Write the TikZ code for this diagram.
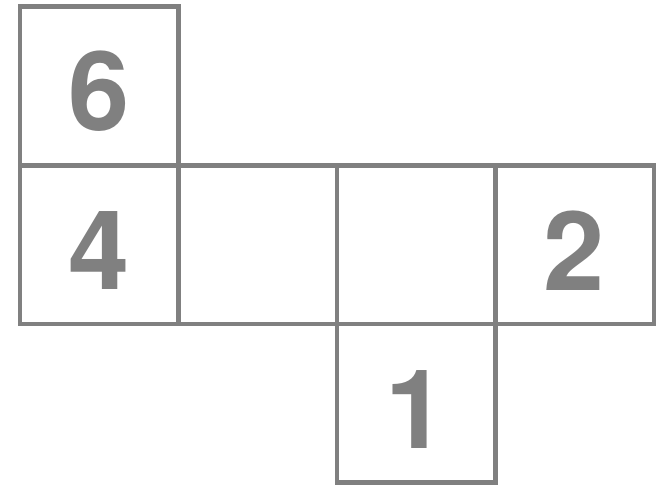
\documentclass[tikz,border=0pt]{standalone}
\usepackage{fontspec}
\setmainfont{TeX Gyre Heros}
\definecolor{netgray}{HTML}{808080}
\begin{document}
\begin{tikzpicture}[x=1pt,y=-1pt,
  face/.style={draw=netgray,line width=4.5pt,minimum width=158.5pt,minimum height=158.5pt,inner sep=0pt,outer sep=0pt},
  digit/.style={text=netgray,font=\fontsize{110}{110}\selectfont\bfseries,inner sep=0pt}]
\useasboundingbox (0,0) rectangle (660,485);
\node[face] (f6) at (99,85.5) {};
\node[face] (f4) at (99,244.5) {};
\node[face] (fa) at (257.5,244.5) {};
\node[face] (fb) at (416,244.5) {};
\node[face] (f2) at (574.5,244.5) {};
\node[face] (f1) at (416,403) {};
\node[digit] (d6) at ([yshift=-6pt]f6.center) {6};
\node[digit] (d4) at ([yshift=-6pt]f4.center) {4};
\node[digit] (d2) at ([yshift=-6pt]f2.center) {2};
\node[digit] (d1) at ([yshift=-6pt]f1.center) {1};
\end{tikzpicture}
\end{document}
● ● ●
# Given exercise
Copy the data character for character, but drop all pictures from the copy.

# Output of the exercise
Write the TikZ code for this diagram.
\documentclass[tikz,border=0pt]{standalone}
\usepackage{fontspec}
\setmainfont{TeX Gyre Heros}
\definecolor{netgray}{HTML}{808080}
\begin{document}
\begin{tikzpicture}[x=1pt,y=-1pt,
  face/.style={draw=netgray,line width=4.5pt,minimum width=158.5pt,minimum height=158.5pt,inner sep=0pt,outer sep=0pt},
  digit/.style={text=netgray,font=\fontsize{110}{110}\selectfont\bfseries,inner sep=0pt}]
\useasboundingbox (0,0) rectangle (660,485);
\node[face] (f6) at (99,85.5) {};
\node[face] (f4) at (99,244.5) {};
\node[face] (fa) at (257.5,244.5) {};
\node[face] (fb) at (416,244.5) {};
\node[face] (f2) at (574.5,244.5) {};
\node[face] (f1) at (416,403) {};
\node[digit] (d6) at ([yshift=-6pt]f6.center) {6};
\node[digit] (d4) at ([yshift=-6pt]f4.center) {4};
\node[digit] (d2) at ([yshift=-6pt]f2.center) {2};
\node[digit] (d1) at ([yshift=-6pt]f1.center) {1};
\end{tikzpicture}
\end{document}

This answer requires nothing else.